■ THE RECORDS

----------

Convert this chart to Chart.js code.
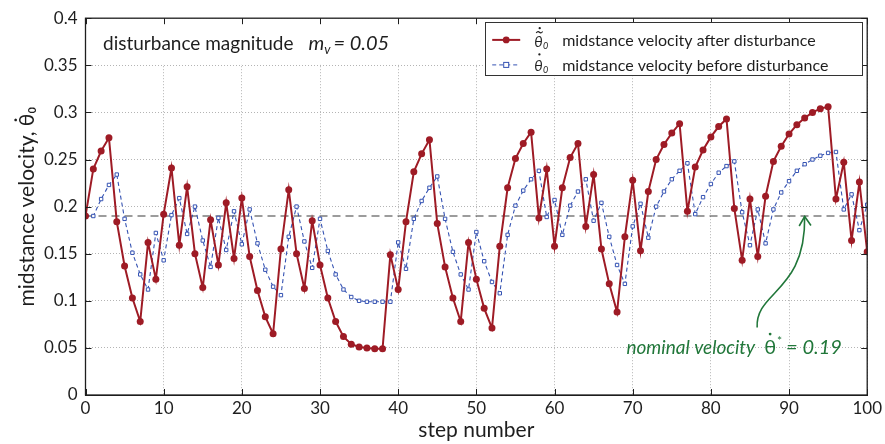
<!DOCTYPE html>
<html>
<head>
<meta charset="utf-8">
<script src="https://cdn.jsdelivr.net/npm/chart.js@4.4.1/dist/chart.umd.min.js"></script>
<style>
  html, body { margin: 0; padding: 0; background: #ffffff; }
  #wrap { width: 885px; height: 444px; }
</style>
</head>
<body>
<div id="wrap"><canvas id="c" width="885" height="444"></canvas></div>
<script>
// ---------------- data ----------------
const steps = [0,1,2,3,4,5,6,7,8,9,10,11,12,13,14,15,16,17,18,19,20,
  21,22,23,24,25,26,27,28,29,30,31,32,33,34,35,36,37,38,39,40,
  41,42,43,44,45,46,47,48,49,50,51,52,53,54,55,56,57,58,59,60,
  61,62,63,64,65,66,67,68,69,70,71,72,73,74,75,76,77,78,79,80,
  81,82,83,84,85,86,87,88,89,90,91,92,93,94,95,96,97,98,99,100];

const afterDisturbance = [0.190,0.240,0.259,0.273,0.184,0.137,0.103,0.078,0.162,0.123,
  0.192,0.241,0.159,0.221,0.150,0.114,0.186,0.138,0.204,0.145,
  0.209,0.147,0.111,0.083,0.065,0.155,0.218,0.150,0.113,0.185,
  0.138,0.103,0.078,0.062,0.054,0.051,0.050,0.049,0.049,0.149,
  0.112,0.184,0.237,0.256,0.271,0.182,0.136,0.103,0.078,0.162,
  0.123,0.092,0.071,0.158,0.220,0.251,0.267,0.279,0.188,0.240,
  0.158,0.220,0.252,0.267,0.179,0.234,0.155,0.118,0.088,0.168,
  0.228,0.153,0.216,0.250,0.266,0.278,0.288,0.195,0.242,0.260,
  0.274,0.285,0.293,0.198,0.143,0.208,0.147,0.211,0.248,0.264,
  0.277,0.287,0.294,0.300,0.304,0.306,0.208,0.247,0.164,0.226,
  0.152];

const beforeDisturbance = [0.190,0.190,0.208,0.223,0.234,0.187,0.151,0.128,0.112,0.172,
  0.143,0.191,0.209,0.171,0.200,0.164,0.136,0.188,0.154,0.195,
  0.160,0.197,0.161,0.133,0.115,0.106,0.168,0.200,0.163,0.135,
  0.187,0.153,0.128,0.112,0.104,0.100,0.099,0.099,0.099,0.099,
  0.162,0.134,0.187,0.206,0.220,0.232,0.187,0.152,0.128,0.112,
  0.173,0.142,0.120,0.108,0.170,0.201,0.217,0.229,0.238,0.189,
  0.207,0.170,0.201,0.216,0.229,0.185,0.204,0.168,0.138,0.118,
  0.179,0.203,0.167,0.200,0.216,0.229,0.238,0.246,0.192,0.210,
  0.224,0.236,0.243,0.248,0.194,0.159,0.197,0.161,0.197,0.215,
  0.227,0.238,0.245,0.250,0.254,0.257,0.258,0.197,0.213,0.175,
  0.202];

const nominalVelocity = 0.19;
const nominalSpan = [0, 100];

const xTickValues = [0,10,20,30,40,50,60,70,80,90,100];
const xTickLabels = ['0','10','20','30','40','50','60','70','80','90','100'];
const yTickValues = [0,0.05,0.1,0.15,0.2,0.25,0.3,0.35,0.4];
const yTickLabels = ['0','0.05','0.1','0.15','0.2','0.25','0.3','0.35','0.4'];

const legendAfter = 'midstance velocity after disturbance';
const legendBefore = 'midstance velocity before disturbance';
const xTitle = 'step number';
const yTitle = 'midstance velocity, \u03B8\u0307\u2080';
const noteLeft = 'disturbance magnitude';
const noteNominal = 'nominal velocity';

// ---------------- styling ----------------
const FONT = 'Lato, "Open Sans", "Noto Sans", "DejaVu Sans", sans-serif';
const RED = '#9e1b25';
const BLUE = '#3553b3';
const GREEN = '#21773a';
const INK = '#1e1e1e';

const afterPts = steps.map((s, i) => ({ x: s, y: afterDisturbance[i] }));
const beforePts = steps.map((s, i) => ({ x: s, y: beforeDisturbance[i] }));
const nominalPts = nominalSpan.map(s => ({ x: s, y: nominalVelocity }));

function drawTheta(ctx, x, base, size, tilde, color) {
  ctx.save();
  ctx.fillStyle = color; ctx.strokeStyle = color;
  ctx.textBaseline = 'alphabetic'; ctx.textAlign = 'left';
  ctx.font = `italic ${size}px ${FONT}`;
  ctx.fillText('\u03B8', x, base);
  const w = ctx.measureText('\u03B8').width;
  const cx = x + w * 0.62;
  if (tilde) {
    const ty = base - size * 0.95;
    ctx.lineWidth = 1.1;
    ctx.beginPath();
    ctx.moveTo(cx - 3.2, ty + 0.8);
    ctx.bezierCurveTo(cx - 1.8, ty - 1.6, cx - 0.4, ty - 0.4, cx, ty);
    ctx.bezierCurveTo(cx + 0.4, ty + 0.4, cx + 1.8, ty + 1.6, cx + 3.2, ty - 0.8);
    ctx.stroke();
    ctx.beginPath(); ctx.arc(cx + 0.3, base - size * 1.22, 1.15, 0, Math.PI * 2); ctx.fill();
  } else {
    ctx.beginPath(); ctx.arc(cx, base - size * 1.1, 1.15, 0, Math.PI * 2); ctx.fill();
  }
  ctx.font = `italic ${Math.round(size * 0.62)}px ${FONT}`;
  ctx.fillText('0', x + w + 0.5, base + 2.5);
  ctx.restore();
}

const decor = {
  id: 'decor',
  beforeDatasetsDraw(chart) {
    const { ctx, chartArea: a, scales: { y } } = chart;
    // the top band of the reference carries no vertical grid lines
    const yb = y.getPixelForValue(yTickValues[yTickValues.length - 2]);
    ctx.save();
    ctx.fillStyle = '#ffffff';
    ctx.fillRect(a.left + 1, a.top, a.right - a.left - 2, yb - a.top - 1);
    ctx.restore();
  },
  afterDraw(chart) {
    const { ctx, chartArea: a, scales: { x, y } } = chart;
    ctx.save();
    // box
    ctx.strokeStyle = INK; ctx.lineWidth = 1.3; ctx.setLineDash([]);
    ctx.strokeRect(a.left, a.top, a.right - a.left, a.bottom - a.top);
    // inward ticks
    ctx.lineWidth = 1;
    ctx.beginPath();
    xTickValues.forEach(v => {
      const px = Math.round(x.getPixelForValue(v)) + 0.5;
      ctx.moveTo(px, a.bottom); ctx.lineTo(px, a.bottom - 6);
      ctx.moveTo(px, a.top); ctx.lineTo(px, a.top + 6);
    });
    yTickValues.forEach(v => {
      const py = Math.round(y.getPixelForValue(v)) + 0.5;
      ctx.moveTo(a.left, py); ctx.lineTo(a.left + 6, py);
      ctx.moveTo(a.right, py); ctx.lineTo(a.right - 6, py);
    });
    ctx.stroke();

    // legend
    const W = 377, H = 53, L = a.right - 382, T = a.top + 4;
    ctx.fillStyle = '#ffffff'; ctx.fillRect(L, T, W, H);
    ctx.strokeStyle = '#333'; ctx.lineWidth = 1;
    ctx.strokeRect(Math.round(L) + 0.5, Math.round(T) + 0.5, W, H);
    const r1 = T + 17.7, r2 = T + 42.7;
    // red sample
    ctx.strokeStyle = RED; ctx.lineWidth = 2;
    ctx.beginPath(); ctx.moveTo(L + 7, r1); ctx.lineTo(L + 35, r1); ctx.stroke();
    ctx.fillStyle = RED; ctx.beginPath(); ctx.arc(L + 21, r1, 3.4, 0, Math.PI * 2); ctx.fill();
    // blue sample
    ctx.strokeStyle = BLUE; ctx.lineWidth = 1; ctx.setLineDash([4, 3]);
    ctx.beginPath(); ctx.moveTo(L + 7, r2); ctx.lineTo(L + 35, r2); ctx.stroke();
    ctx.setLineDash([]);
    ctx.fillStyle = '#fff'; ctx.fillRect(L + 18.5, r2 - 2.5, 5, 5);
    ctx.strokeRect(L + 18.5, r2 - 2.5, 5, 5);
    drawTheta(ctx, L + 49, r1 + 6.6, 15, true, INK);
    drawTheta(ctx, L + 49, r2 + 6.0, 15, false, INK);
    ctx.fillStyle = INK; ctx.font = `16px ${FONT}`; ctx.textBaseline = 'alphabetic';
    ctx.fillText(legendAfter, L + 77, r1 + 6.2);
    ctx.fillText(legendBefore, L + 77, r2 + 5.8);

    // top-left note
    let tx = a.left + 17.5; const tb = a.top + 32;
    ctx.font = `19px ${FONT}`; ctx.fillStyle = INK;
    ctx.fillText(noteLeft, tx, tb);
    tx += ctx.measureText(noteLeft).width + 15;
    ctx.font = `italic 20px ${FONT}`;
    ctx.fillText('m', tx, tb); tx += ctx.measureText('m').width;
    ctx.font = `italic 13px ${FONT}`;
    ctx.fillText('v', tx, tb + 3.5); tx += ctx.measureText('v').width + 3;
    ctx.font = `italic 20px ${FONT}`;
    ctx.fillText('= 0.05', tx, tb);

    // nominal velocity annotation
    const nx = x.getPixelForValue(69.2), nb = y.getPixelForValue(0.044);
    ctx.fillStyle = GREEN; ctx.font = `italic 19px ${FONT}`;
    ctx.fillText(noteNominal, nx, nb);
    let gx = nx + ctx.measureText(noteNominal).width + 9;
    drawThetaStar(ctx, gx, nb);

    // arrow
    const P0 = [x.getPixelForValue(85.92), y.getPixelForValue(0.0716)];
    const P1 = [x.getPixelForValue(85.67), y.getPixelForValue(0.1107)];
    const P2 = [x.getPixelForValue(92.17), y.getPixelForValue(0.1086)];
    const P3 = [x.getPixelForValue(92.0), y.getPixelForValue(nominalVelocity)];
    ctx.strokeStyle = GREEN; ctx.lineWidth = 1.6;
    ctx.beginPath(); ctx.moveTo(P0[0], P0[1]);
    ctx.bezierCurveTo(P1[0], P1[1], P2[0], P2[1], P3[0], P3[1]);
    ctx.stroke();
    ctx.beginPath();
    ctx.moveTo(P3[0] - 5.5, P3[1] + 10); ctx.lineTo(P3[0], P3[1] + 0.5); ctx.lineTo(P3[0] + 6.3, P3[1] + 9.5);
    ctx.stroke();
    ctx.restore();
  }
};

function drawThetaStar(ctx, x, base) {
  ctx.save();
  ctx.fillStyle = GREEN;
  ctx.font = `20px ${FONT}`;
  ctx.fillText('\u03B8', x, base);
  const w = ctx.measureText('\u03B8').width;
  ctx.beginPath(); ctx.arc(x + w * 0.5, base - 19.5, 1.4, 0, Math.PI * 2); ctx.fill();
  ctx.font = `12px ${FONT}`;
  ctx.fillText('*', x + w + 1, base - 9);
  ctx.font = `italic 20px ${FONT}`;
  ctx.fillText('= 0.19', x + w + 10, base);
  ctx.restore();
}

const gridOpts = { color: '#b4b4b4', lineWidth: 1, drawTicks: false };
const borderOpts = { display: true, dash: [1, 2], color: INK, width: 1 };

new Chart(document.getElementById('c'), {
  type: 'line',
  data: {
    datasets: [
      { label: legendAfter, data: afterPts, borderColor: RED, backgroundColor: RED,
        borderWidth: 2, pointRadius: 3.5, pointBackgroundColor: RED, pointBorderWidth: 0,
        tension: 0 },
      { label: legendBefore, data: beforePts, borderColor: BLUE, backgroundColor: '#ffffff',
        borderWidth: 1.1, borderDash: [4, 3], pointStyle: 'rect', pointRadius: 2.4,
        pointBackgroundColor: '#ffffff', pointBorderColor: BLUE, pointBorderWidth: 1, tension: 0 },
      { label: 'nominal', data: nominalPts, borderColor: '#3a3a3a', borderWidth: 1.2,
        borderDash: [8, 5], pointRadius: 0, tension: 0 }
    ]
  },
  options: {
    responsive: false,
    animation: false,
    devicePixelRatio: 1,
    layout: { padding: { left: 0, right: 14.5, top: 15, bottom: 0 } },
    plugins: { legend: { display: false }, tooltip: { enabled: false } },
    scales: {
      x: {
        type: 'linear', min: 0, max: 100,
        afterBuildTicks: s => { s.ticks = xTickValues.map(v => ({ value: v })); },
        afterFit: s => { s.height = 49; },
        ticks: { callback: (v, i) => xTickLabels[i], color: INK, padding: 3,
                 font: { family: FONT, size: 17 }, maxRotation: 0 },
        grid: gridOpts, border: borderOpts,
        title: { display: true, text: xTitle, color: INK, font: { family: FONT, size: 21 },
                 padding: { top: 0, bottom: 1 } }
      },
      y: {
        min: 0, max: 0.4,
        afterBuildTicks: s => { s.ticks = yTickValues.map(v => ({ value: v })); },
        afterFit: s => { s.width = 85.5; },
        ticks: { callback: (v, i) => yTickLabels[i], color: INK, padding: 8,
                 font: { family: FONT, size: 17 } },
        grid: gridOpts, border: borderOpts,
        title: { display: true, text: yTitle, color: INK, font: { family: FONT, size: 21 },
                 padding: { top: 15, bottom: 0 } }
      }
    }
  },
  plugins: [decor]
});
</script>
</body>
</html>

----------

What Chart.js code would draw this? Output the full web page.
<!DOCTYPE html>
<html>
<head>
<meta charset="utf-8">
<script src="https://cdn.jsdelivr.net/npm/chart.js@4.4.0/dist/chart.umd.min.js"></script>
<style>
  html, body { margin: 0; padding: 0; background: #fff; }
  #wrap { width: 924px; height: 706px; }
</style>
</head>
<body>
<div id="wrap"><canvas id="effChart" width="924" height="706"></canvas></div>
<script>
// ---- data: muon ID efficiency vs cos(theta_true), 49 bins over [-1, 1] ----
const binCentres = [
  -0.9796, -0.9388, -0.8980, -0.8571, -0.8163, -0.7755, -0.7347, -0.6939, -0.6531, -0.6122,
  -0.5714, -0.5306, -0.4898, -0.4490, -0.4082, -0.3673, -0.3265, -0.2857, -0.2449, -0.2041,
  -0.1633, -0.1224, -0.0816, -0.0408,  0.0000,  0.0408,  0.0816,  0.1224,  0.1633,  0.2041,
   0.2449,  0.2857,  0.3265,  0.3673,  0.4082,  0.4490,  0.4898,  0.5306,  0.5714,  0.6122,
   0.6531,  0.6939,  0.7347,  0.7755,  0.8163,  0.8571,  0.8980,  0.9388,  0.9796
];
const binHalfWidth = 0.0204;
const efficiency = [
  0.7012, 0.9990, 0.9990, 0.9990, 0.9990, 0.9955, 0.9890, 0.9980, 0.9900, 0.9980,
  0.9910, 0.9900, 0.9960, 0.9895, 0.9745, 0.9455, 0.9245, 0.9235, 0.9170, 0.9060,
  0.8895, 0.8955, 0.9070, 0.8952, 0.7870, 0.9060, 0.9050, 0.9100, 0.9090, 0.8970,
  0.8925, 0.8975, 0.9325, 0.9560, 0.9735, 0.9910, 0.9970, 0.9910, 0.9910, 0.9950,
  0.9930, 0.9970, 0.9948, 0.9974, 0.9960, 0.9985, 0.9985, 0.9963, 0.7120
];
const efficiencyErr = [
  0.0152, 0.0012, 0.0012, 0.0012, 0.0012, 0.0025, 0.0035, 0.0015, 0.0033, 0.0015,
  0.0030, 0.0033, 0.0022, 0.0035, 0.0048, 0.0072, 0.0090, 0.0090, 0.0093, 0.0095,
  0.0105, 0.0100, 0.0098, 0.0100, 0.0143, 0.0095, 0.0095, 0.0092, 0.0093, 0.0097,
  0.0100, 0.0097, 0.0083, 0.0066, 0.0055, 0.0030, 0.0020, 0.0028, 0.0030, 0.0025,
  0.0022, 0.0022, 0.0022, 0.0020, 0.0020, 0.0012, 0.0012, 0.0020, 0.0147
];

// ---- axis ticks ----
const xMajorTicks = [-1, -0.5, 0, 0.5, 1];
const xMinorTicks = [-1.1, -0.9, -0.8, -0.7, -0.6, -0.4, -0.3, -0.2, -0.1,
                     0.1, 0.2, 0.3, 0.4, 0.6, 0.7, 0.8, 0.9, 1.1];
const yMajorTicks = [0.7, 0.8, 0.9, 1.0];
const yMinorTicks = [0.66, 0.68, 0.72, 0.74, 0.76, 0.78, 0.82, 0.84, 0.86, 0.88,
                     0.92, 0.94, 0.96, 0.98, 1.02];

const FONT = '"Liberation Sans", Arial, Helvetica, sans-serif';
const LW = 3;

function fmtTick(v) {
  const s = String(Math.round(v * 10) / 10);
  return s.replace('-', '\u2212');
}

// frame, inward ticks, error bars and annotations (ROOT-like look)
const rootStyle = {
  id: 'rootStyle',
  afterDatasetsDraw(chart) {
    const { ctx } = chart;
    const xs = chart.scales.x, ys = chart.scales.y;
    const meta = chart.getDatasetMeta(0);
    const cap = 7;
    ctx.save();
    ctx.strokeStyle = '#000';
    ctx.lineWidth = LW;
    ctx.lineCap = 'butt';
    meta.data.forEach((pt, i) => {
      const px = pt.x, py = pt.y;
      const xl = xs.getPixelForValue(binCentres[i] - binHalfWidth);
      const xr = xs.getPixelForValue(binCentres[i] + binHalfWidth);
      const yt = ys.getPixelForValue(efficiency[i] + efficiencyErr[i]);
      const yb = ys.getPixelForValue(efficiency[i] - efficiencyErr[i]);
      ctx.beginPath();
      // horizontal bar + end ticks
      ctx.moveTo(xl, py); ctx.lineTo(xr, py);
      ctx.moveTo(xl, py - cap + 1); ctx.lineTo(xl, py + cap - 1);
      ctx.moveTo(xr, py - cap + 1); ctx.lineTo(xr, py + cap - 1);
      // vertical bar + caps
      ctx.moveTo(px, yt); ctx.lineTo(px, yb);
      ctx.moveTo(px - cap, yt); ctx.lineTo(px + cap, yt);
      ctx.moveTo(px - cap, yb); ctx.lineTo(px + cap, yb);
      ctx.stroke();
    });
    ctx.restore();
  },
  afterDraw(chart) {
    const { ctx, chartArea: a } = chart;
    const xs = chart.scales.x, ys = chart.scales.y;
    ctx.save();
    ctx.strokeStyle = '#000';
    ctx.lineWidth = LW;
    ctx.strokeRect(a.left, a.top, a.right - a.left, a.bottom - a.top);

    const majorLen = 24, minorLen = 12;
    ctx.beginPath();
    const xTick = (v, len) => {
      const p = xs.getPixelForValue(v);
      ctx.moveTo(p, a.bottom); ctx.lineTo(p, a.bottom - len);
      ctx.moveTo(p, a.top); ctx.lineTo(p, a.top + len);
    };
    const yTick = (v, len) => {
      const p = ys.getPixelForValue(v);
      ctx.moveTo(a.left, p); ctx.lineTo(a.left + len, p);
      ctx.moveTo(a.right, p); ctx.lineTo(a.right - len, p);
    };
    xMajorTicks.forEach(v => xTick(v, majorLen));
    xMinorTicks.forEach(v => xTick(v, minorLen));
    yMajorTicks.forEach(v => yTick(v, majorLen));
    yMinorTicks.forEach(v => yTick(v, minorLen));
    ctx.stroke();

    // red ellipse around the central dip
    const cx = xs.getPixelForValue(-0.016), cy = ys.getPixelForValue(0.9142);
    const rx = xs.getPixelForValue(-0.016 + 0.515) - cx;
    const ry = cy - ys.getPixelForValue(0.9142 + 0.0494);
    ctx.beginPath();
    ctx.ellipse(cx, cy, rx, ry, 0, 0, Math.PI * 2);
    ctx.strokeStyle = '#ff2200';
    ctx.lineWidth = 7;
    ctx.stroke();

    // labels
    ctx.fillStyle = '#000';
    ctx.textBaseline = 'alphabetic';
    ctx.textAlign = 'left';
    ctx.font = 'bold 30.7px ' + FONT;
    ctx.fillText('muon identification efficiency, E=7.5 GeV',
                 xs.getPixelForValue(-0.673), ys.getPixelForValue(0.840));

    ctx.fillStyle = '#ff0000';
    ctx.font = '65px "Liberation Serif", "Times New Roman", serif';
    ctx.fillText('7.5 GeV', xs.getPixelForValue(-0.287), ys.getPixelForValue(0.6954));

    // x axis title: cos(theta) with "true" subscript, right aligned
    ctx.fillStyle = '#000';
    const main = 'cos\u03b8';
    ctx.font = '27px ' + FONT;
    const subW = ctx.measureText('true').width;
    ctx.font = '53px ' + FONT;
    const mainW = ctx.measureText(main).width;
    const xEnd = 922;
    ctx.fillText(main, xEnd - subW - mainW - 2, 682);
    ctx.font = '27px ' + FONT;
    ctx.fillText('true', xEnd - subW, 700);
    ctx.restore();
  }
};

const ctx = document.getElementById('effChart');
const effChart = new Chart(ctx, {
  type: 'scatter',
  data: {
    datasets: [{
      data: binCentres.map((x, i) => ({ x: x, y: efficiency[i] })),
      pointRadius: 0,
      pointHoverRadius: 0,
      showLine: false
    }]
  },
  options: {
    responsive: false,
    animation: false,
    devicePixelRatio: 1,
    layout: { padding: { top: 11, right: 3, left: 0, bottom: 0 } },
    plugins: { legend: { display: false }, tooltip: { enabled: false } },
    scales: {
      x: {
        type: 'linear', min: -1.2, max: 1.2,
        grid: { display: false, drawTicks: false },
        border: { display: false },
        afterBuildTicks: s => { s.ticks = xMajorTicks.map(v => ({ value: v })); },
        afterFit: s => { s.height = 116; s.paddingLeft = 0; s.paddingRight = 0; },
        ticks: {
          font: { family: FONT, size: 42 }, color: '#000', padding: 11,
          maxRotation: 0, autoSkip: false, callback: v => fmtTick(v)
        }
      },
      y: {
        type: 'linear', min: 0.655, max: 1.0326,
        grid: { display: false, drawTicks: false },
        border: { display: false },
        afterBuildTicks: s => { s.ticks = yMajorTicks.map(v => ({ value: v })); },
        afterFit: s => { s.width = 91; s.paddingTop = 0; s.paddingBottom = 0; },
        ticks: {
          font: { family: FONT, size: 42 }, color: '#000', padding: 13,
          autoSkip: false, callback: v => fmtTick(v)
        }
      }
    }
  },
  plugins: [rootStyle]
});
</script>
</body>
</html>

----------

■ CHALLENGE
Pictures stay out: repeat exactly only the lines from the one with "Convert this chart to Chart.js code." through the one with "81,82,83,84,85,86,87,88,89,90,91,92,93,94,95,96,97,98,99,100];".

■ WORKED ANSWER
Convert this chart to Chart.js code.
<!DOCTYPE html>
<html>
<head>
<meta charset="utf-8">
<script src="https://cdn.jsdelivr.net/npm/chart.js@4.4.1/dist/chart.umd.min.js"></script>
<style>
  html, body { margin: 0; padding: 0; background: #ffffff; }
  #wrap { width: 885px; height: 444px; }
</style>
</head>
<body>
<div id="wrap"><canvas id="c" width="885" height="444"></canvas></div>
<script>
// ---------------- data ----------------
const steps = [0,1,2,3,4,5,6,7,8,9,10,11,12,13,14,15,16,17,18,19,20,
  21,22,23,24,25,26,27,28,29,30,31,32,33,34,35,36,37,38,39,40,
  41,42,43,44,45,46,47,48,49,50,51,52,53,54,55,56,57,58,59,60,
  61,62,63,64,65,66,67,68,69,70,71,72,73,74,75,76,77,78,79,80,
  81,82,83,84,85,86,87,88,89,90,91,92,93,94,95,96,97,98,99,100];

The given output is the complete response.